La France soutenait que le requérant était en grande partie responsable de l’absence de prise en charge du fait de son manque de coopération : il ne s’était pas présenté devant le juge des enfants et n’avait fait aucune démarche pour obtenir sa prise en charge et elle en déduisait qu’il était plus motivé par son souhait de se rendre au Royaume-Uni que par l’envie d’obtenir un accueil. La Cour rejette l’argument, compte tenu de l’âge de l’intéressé et de sa faible connaissance de la langue française.
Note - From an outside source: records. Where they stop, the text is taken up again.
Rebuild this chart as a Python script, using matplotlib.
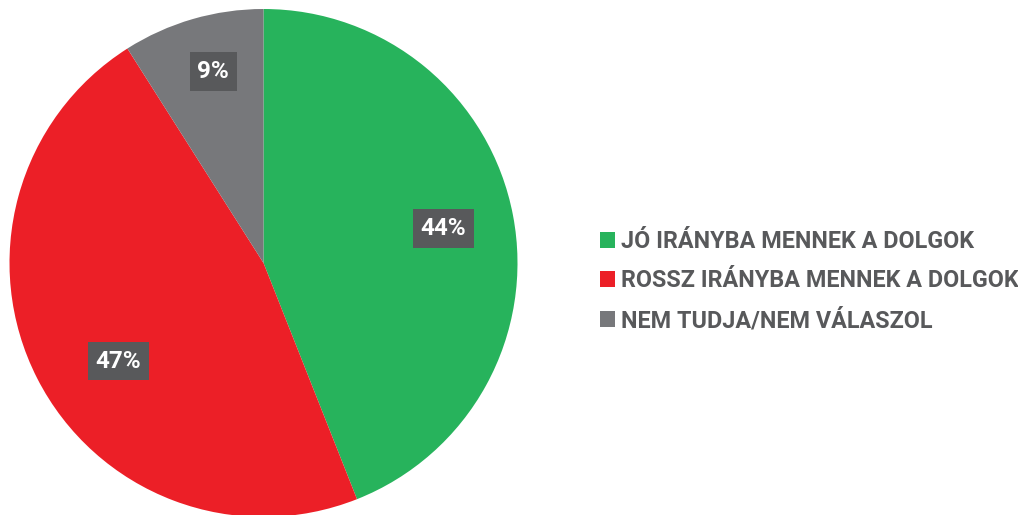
import matplotlib
matplotlib.use('Agg')
import numpy as np
import matplotlib.pyplot as plt
from matplotlib.patches import Patch

# adatok
categories = ['JÓ IRÁNYBA MENNEK A DOLGOK', 'ROSSZ IRÁNYBA MENNEK A DOLGOK', 'NEM TUDJA/NEM VÁLASZOL']
values = [44, 47, 9]
colors = ['#27b35c', '#ec1f27', '#77787b']

# címkék helye (sugár, szögeltolás fokban)
label_r = [0.72, 0.69, 0.78]
label_da = [0, 7, -1.5]

plt.rcParams['font.family'] = ['Roboto', 'DejaVu Sans']

fig = plt.figure(figsize=(10.18, 5.15), dpi=100)
W, H = 1018, 515
ax = fig.add_axes([9.5 / W, (H - 517) / H, 508 / W, 508 / H])

wedges, _ = ax.pie(values, colors=colors, startangle=90, counterclock=False,
                   radius=1, wedgeprops=dict(linewidth=0))

for w, v, r, da in zip(wedges, values, label_r, label_da):
    mid = np.radians((w.theta1 + w.theta2) / 2 + da)
    ax.text(r * np.cos(mid), r * np.sin(mid), '%d%%' % v, ha='center', va='center',
            color='white', fontsize=17.5, fontweight='bold',
            bbox=dict(boxstyle='square,pad=0.32', facecolor='#58595b', edgecolor='none'))

ax.set_xlim(-1, 1)
ax.set_ylim(-1, 1)
ax.set_aspect('equal')
ax.axis('off')

handles = [Patch(facecolor=c, edgecolor='none') for c in colors]
leg = fig.legend(handles, categories, loc='center left', bbox_to_anchor=(600 / W, (H - 281) / H),
                 frameon=False, handlelength=0.65, handleheight=0.65, handletextpad=0.25,
                 labelspacing=0.7, borderpad=0, borderaxespad=0,
                 prop=dict(family='Roboto', weight='bold', size=16.8))
for t in leg.get_texts():
    t.set_color('#58595b')

fig.savefig('out.png', dpi=100)
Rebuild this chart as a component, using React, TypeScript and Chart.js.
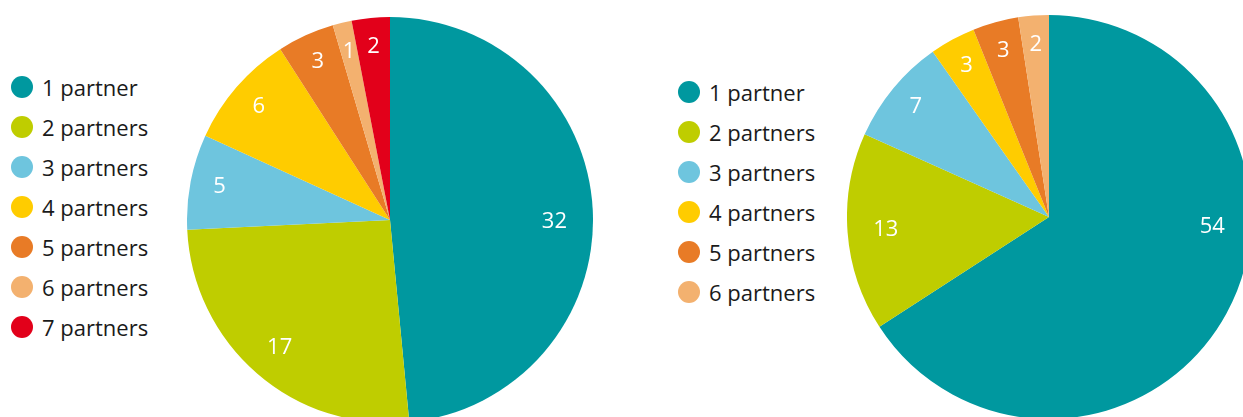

S’appuyant sur sa jurisprudence antérieure, la Cour rappelle que "la situation d’extrême vulnérabilité de l’enfant est déterminante et prédomine sur la qualité d’étranger en séjour illégal". Elle se déclare convaincue qu’en l’espèce, les autorités françaises n’ont pas fait ce qu’on était en droit d’attendre d’elles pour répondre à leur obligation de prise en charge et de protection de ce mineur.

L’inertie des pouvoirs publics constitue en l’espèce un traitement dégradant pour lequel le seuil de gravité requis par l’article 3 de la convention européenne  des droits de l’Homme est atteint. La Cour rappelle que le caractère inhumain ou dégradant d’un traitement dépend de facteurs multiples liés à l’ensemble du dossier d’espèce (durée du traitement, effets physiques ou mentaux, éventuellement sexe, âge ou état de santé de la victime). Mais il ressort de sa jurisprudence que constitue un traitement dégradant celui qui est de nature à inspirer à la victime des sentiments de peur, d’angoisse ou d’infériorité propres à l’humilier ou à l’avilir. En l’espèce, conclut la Cour, compte tenu de la gravité de la situation et à la vulnérabilité de la victime, la France s’est bien rendue coupable d’une violation de cet article 3 et elle est condamnée à verser à la victime une indemnité de 15 000 euros.